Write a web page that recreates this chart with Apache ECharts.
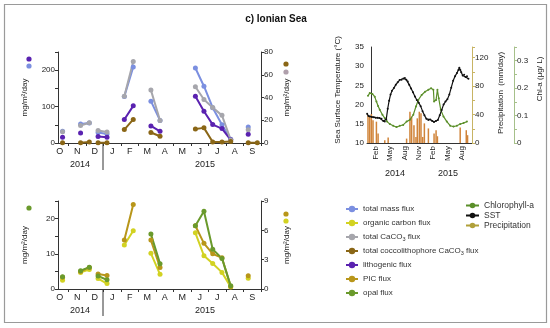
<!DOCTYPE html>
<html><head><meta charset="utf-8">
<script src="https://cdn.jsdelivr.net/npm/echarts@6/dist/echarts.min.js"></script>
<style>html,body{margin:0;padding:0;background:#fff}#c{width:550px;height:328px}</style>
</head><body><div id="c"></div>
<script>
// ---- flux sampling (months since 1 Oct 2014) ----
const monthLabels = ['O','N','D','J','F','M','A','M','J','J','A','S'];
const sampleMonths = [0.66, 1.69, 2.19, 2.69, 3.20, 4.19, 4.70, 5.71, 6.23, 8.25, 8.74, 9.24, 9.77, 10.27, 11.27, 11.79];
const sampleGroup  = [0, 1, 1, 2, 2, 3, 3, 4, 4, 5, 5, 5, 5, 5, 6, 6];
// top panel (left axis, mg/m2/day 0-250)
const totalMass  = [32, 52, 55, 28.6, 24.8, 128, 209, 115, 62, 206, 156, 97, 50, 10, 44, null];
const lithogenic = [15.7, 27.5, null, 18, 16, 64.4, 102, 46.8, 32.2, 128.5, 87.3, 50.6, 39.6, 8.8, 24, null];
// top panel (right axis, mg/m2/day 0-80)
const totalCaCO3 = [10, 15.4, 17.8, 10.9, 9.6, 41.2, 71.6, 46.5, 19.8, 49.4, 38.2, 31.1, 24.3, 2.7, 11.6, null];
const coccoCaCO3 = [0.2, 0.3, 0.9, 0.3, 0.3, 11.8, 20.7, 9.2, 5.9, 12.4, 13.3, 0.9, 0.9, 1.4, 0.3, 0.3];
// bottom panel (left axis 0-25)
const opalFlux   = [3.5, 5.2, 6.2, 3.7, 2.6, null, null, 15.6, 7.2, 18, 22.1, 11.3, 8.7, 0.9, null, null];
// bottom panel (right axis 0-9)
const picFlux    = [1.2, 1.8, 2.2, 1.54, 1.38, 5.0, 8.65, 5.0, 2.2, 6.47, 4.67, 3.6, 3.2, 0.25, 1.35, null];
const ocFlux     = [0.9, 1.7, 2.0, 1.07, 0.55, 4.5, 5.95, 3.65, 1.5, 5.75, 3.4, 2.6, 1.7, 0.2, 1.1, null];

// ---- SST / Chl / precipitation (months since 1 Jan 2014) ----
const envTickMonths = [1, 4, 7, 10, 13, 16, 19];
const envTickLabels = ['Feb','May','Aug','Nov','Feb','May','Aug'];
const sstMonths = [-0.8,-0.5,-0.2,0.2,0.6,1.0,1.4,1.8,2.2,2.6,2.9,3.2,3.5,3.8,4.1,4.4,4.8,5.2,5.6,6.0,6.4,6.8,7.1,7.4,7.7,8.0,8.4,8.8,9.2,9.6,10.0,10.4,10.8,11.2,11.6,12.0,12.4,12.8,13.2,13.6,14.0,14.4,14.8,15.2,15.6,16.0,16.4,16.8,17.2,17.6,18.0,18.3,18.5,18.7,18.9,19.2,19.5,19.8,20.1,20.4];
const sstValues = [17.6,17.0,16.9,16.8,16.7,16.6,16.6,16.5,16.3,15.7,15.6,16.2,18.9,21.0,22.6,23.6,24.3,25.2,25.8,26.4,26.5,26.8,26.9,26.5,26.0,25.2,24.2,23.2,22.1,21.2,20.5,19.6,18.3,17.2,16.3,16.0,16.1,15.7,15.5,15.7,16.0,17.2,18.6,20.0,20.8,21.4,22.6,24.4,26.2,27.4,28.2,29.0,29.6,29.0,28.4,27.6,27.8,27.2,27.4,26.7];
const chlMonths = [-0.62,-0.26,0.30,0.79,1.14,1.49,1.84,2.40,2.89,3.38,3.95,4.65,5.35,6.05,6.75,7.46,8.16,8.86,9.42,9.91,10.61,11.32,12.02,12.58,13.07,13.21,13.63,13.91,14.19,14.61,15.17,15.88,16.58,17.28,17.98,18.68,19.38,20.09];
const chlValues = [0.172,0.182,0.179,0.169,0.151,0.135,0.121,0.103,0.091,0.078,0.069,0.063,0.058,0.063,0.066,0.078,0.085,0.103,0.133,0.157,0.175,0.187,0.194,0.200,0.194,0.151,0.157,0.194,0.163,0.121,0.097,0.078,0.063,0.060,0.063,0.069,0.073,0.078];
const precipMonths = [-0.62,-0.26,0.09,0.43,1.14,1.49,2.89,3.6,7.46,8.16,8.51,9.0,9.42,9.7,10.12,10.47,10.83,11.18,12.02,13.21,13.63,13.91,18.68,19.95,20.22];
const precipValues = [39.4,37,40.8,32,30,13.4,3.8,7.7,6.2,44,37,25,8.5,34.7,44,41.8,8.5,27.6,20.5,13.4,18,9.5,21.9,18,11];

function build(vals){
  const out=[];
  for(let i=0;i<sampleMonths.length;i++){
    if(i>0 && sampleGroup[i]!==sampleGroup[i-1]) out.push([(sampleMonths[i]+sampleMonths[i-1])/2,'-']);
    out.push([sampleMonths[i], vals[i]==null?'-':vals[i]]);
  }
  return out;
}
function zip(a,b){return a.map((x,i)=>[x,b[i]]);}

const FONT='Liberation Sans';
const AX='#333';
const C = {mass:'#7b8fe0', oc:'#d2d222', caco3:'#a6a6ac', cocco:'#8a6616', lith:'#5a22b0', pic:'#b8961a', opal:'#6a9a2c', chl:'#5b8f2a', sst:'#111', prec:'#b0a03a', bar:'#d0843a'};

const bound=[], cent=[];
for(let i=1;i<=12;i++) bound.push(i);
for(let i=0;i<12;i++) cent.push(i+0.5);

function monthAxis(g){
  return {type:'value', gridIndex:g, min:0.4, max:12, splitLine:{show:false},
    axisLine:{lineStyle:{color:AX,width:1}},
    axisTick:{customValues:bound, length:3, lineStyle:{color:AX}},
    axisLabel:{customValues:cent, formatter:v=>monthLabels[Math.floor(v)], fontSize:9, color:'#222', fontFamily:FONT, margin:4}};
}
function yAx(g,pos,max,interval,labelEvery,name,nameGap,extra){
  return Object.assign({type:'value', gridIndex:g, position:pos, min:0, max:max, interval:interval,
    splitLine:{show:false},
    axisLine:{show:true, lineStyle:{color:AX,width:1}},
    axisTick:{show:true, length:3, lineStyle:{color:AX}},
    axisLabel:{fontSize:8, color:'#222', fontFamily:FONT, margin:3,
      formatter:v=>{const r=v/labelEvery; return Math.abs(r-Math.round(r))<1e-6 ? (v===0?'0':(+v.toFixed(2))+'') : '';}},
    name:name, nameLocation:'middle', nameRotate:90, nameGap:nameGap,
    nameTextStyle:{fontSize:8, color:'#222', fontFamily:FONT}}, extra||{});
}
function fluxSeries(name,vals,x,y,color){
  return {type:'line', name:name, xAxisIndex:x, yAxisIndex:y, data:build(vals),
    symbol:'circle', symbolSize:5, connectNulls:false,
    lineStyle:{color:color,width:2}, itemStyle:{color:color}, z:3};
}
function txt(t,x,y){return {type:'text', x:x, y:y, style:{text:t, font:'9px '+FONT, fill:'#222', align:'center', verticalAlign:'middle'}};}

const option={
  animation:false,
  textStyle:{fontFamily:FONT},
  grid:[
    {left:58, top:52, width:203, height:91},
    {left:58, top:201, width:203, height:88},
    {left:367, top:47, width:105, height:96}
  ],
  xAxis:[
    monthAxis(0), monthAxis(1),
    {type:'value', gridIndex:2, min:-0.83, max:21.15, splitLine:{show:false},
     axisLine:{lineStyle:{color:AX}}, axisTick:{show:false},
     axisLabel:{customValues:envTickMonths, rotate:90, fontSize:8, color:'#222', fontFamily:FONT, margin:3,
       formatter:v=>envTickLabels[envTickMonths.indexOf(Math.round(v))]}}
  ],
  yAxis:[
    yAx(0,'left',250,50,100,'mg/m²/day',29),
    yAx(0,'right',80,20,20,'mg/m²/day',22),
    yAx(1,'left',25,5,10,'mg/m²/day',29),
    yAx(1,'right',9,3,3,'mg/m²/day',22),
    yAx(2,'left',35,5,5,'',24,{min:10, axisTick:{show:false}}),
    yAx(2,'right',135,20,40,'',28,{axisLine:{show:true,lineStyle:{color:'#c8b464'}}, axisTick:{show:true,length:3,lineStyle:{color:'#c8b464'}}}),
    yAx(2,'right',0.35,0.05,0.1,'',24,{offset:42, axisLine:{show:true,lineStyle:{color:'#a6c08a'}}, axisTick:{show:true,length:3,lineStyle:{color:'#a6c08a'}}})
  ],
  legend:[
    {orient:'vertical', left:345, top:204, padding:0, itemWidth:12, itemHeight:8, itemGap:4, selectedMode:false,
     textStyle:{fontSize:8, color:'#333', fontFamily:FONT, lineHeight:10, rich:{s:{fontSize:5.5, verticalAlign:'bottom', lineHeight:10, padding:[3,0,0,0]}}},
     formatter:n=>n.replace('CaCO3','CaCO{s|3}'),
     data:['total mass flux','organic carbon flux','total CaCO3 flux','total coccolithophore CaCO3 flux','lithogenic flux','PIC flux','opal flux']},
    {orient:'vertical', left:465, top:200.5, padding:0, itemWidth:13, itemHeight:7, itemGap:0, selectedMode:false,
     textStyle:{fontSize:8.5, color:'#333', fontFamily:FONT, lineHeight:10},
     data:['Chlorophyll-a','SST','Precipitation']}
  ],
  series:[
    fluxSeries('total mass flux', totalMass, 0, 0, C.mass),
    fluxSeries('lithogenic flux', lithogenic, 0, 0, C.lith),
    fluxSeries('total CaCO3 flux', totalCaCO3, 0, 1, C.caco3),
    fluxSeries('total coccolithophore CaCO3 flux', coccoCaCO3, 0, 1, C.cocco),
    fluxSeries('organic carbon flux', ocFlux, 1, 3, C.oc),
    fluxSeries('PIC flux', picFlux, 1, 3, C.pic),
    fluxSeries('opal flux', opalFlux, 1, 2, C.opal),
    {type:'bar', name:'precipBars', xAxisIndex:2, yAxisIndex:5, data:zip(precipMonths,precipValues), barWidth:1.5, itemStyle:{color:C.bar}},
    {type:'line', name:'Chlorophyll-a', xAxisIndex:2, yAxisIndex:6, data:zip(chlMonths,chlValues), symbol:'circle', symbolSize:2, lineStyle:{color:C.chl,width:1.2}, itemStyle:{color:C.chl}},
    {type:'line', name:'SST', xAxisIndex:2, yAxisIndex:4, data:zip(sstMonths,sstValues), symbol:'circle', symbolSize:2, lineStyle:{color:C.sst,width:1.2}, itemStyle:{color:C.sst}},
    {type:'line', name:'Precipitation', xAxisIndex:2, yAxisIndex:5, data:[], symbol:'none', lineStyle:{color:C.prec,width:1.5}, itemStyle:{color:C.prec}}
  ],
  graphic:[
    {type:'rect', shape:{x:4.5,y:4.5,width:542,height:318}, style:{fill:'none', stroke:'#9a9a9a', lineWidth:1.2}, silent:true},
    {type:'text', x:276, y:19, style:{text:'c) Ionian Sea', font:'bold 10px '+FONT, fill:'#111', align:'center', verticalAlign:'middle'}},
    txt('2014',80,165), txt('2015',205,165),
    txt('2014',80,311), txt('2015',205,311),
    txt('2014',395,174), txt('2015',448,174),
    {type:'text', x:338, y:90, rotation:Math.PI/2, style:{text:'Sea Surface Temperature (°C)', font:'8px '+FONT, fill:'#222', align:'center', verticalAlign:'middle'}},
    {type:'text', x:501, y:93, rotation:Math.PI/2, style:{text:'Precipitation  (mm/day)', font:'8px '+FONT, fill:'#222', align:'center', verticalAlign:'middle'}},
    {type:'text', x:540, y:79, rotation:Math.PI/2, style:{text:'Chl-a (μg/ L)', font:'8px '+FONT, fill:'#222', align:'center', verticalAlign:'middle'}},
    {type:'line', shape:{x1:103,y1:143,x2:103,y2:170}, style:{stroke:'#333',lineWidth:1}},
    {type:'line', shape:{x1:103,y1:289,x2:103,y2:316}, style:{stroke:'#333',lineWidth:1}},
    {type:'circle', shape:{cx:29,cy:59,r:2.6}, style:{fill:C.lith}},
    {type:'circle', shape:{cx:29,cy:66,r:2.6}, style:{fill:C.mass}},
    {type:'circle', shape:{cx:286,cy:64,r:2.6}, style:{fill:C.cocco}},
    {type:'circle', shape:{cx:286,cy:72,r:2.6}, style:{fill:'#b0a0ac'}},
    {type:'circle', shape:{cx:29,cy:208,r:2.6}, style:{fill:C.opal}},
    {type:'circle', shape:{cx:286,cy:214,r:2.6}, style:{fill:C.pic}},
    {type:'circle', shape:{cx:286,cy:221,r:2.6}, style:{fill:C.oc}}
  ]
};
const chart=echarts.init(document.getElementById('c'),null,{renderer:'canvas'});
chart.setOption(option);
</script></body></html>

--

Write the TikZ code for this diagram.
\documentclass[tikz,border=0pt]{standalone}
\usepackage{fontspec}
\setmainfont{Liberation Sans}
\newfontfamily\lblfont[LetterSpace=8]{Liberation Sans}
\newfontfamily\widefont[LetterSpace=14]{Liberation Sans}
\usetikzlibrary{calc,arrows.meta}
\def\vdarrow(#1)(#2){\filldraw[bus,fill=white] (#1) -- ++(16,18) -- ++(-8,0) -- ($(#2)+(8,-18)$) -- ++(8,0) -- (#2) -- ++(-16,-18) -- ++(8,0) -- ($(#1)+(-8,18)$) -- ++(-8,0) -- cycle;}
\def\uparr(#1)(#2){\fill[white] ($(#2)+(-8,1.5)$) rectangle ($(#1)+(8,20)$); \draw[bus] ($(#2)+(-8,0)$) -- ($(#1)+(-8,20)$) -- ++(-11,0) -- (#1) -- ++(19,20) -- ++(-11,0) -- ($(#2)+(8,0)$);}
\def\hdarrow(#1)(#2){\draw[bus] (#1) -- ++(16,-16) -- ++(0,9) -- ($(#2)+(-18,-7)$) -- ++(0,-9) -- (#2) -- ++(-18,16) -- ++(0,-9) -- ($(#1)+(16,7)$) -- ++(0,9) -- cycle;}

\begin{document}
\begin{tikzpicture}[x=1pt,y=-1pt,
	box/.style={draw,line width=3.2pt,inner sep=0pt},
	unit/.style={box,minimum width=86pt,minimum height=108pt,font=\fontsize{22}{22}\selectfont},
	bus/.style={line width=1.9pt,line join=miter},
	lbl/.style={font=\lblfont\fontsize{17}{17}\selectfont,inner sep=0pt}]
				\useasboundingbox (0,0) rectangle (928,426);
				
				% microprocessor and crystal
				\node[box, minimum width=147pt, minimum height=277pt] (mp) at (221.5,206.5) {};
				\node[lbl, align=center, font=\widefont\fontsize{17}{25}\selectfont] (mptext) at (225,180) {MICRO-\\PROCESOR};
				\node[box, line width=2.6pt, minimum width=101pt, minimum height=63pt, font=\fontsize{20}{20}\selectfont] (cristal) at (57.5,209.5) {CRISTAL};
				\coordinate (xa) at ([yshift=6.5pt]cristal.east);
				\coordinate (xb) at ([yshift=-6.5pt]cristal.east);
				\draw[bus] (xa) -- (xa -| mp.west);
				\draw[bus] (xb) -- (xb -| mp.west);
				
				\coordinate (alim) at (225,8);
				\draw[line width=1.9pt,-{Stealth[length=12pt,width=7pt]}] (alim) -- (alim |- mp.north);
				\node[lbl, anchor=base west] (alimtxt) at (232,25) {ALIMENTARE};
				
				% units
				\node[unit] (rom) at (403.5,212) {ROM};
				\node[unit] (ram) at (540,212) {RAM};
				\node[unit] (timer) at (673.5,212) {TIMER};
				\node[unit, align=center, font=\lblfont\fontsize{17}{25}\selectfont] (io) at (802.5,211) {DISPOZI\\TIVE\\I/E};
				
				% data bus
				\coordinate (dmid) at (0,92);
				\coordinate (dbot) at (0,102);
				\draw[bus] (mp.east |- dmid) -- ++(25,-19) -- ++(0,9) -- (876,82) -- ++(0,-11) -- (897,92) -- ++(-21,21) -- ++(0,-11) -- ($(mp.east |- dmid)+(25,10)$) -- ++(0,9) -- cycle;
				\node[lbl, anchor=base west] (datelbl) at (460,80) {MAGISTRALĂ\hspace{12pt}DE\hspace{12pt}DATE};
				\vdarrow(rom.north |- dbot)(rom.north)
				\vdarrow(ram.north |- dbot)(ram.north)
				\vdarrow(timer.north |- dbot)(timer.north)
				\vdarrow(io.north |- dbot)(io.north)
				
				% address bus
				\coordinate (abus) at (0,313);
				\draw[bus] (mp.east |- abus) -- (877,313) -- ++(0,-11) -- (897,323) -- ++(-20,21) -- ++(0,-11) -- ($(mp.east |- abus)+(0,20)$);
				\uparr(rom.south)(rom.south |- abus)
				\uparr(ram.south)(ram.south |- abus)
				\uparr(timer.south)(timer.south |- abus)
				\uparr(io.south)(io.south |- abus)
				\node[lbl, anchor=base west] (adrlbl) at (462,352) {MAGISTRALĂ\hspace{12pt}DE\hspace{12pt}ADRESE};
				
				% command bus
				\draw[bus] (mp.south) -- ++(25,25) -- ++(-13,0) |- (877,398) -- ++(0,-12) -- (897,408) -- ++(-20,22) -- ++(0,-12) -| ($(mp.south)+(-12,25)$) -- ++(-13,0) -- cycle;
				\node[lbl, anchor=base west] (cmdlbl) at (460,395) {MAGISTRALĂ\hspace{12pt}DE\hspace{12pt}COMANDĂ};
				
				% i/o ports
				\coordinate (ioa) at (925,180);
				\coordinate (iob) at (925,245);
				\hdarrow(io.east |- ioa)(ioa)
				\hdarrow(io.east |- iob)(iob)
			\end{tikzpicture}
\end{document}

--

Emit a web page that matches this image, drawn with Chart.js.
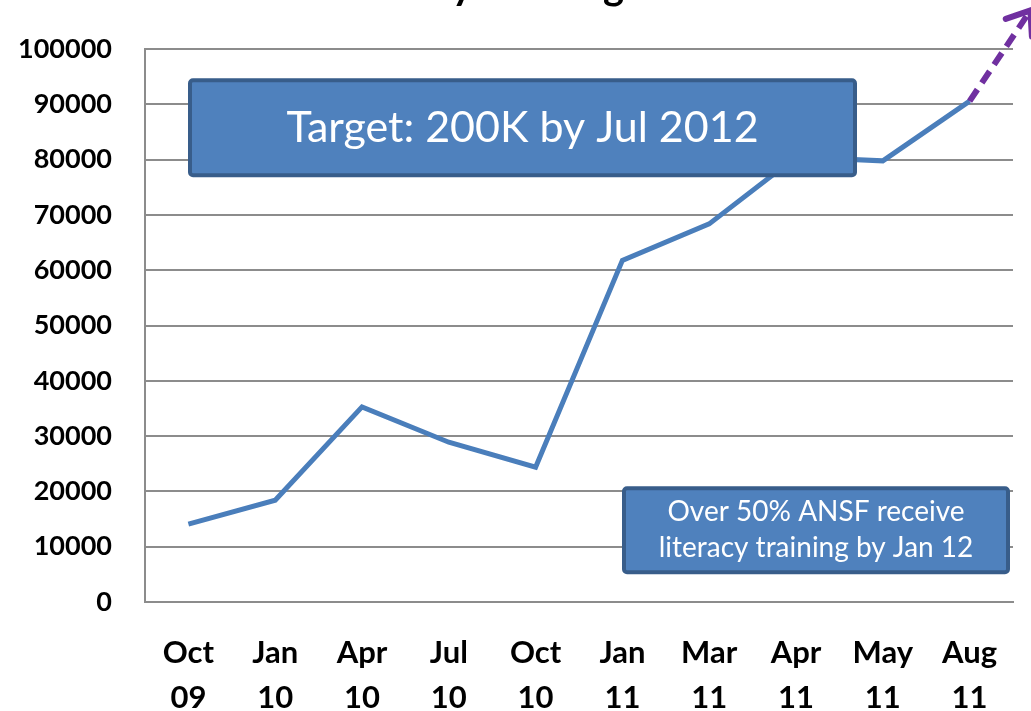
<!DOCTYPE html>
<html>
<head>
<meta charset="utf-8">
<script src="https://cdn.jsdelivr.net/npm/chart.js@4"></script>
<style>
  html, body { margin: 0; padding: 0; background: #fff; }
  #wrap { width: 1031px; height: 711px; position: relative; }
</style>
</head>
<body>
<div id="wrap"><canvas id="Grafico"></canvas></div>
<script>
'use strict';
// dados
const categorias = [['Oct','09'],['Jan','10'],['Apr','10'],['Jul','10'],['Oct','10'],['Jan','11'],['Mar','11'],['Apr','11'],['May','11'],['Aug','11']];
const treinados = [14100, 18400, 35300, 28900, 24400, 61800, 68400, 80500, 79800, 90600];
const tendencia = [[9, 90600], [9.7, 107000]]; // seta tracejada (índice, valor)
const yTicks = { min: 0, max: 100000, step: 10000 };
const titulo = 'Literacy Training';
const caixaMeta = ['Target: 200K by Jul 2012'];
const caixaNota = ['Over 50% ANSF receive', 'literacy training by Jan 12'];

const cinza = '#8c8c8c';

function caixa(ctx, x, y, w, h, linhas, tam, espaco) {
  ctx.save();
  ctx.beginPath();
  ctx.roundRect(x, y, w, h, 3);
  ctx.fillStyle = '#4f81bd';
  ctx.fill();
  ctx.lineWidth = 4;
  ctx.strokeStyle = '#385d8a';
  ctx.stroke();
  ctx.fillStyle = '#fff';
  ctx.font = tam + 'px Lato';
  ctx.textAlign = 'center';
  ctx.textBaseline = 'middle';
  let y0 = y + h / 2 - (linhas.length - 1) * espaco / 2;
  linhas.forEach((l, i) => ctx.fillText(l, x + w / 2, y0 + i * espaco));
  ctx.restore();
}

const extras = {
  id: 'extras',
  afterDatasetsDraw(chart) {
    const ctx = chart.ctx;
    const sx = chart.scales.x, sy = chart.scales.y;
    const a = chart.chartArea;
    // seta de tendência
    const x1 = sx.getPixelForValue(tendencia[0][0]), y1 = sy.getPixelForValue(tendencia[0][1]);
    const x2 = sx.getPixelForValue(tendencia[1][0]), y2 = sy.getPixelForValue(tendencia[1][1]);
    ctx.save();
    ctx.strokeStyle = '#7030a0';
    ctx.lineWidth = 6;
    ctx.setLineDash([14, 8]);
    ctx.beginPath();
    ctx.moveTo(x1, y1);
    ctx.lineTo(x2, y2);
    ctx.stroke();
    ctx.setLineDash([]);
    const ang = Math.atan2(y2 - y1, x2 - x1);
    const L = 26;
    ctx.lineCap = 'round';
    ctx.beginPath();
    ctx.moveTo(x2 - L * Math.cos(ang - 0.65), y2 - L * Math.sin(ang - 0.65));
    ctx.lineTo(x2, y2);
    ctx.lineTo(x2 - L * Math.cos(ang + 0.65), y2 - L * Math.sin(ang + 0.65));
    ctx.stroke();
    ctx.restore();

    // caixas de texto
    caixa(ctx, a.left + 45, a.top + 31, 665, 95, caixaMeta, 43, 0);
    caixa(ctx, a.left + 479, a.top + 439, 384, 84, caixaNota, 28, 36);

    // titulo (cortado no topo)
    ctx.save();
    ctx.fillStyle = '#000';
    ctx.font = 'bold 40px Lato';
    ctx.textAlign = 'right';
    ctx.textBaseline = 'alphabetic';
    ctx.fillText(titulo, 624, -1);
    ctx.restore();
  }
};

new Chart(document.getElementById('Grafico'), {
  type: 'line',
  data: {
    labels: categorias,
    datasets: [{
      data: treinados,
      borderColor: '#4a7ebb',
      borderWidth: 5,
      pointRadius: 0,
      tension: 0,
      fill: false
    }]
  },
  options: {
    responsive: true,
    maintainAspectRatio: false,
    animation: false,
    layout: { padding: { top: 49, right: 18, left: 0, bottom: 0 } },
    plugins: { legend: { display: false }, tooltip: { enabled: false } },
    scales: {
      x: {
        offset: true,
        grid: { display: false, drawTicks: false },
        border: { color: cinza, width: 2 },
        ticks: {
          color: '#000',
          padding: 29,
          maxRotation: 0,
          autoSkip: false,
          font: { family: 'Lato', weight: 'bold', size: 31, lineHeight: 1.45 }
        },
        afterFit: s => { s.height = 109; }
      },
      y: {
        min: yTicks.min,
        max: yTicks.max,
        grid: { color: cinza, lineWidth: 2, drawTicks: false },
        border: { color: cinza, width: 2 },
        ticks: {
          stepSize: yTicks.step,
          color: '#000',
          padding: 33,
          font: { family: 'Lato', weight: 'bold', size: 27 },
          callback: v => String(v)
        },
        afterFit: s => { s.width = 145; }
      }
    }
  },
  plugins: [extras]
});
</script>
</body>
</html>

--

Extract the lines from the line with "Write the TikZ code for this diagram." to the line with "(#1) -- ++(16,-16)", inclusive, reproducing them exactly and leaving out every other line.

Write the TikZ code for this diagram.
\documentclass[tikz,border=0pt]{standalone}
\usepackage{fontspec}
\setmainfont{Liberation Sans}
\newfontfamily\lblfont[LetterSpace=8]{Liberation Sans}
\newfontfamily\widefont[LetterSpace=14]{Liberation Sans}
\usetikzlibrary{calc,arrows.meta}
\def\vdarrow(#1)(#2){\filldraw[bus,fill=white] (#1) -- ++(16,18) -- ++(-8,0) -- ($(#2)+(8,-18)$) -- ++(8,0) -- (#2) -- ++(-16,-18) -- ++(8,0) -- ($(#1)+(-8,18)$) -- ++(-8,0) -- cycle;}
\def\uparr(#1)(#2){\fill[white] ($(#2)+(-8,1.5)$) rectangle ($(#1)+(8,20)$); \draw[bus] ($(#2)+(-8,0)$) -- ($(#1)+(-8,20)$) -- ++(-11,0) -- (#1) -- ++(19,20) -- ++(-11,0) -- ($(#2)+(8,0)$);}
\def\hdarrow(#1)(#2){\draw[bus] (#1) -- ++(16,-16) -- ++(0,9) -- ($(#2)+(-18,-7)$) -- ++(0,-9) -- (#2) -- ++(-18,16) -- ++(0,-9) -- ($(#1)+(16,7)$) -- ++(0,9) -- cycle;}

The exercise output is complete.